How to calculate bond coupon rate

When it comes to investing in bonds, understanding the bond coupon rate is an essential aspect of making informed decisions. The coupon rate is the annual interest payment received by an investor from their bond investment. This article will provide a comprehensive guide on how to calculate the bond coupon rate.
1. Understand the Basics
Before diving into calculations, it’s important to understand the basic components of a bond:
– Principal or Face Value: This is the amount that will be repaid to the investor when the bond matures.
– Maturity Date: The date when the issuer must repay the face value of the bond.
– Coupon Payment: The periodic interest payment made by the issuer to bondholders.
– Coupon Rate: The percentage applied to a bond’s face value to determine its annual interest payment.
2. Identify the Necessary Information
To calculate the bond coupon rate, you’ll need to gather some essential information:
– The face value of the bond
– The total annual interest payments (coupon payments)
In most cases, this information can be found on a bond’s prospectus or financial statements.
3. Calculate the Coupon Rate
Once you have gathered all necessary information, you can use this simple formula to calculate the bond coupon rate:
Coupon Rate = (Total Annual Interest Payments / Face Value) x 100%
For example, let’s assume you have a bond with a face value of $1,000 and annual interest payments of $60. Following the formula above:
Coupon Rate = ($60 / $1,000) x 100% = 6%
This means that the investor will receive 6% interest on their investment each year.
4. Consider Other Factors
While calculating the coupon rate is quite simple, it’s important to consider other factors that may affect your return on investment:
– Market Interest Rates: If market interest rates are higher than your bond’s coupon rate, the bond’s price could decrease, providing you with capital losses.
– Interest Rate Risk: Bonds with longer maturities have a higher risk of interest rate fluctuations, which can affect their pricing.

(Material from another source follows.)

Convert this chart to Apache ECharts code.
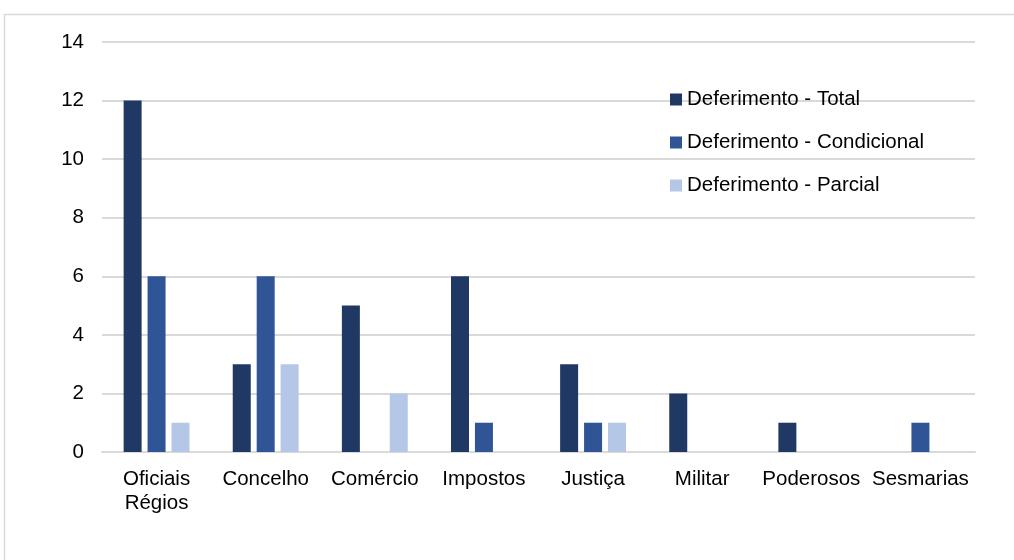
<!DOCTYPE html>
<html>
<head>
<meta charset="utf-8">
<script src="https://cdn.jsdelivr.net/npm/echarts@6/dist/echarts.min.js"></script>
<style>
  html, body { margin: 0; padding: 0; background: #fff; }
  #chart { width: 1014px; height: 560px; }
</style>
</head>
<body>
<div id="chart"></div>
<script>
// Categories and series values
const categories = ['Oficiais\nRégios', 'Concelho', 'Comércio', 'Impostos', 'Justiça', 'Militar', 'Poderosos', 'Sesmarias'];
const seriesNames = ['Deferimento - Total', 'Deferimento - Condicional', 'Deferimento - Parcial'];
const total = [12, 3, 5, 6, 3, 2, 1, 0];
const condicional = [6, 6, 0, 1, 1, 0, 0, 1];
const parcial = [1, 3, 2, 0, 1, 0, 0, 0];
const yTicks = { min: 0, max: 14, interval: 2 };

const colors = ['#203864', '#2F5597', '#B4C7E7'];
const font = 'Liberation Sans, Arial, sans-serif';
const gridColor = '#d9d9d9';
const fontSize = 20.5;

const chart = echarts.init(document.getElementById('chart'), null, { renderer: 'canvas' });

const mkSeries = (name, data, color) => ({
  name,
  type: 'bar',
  data,
  barWidth: 18,
  barGap: '33%',
  itemStyle: { color },
  emphasis: { disabled: true }
});

chart.setOption({
  animation: false,
  textStyle: { fontFamily: font },
  graphic: [{
    type: 'rect',
    shape: { x: 4.5, y: 14.5, width: 1100, height: 700 },
    style: { fill: 'none', stroke: gridColor, lineWidth: 1.5 },
    silent: true
  }],
  grid: { left: 102, right: 39, top: 42, bottom: 108, containLabel: false },
  legend: {
    orient: 'vertical',
    left: 665,
    top: 84,
    itemWidth: 12,
    itemHeight: 12,
    itemGap: 22,
    icon: 'rect',
    textStyle: { fontFamily: font, fontSize: fontSize, color: '#000', lineHeight: 20 },
    data: seriesNames
  },
  xAxis: {
    type: 'category',
    data: categories,
    axisLine: { show: true, lineStyle: { color: gridColor, width: 2 } },
    axisTick: { show: false },
    axisLabel: {
      interval: 0,
      margin: 15,
      fontFamily: font,
      fontSize: fontSize,
      lineHeight: 24,
      color: '#000'
    }
  },
  yAxis: {
    type: 'value',
    min: yTicks.min,
    max: yTicks.max,
    interval: yTicks.interval,
    axisLine: { show: false },
    axisTick: { show: false },
    axisLabel: { margin: 18, fontFamily: font, fontSize: fontSize, color: '#000' },
    splitLine: { lineStyle: { color: gridColor, width: 2 } }
  },
  series: [
    mkSeries(seriesNames[0], total, colors[0]),
    mkSeries(seriesNames[1], condicional, colors[1]),
    mkSeries(seriesNames[2], parcial, colors[2])
  ]
});
</script>
</body>
</html>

– Credit Risk: The creditworthiness of the bond’s issuer can influence the perceived risk of the bond, affecting its pricing and yield.
In conclusion, calculating the bond coupon rate is a straightforward process that requires some essential information about your investment. By understanding how to compute this valuable metric, you’ll be better equipped to evaluate potential investments and make wise financial decisions in the world of bonds.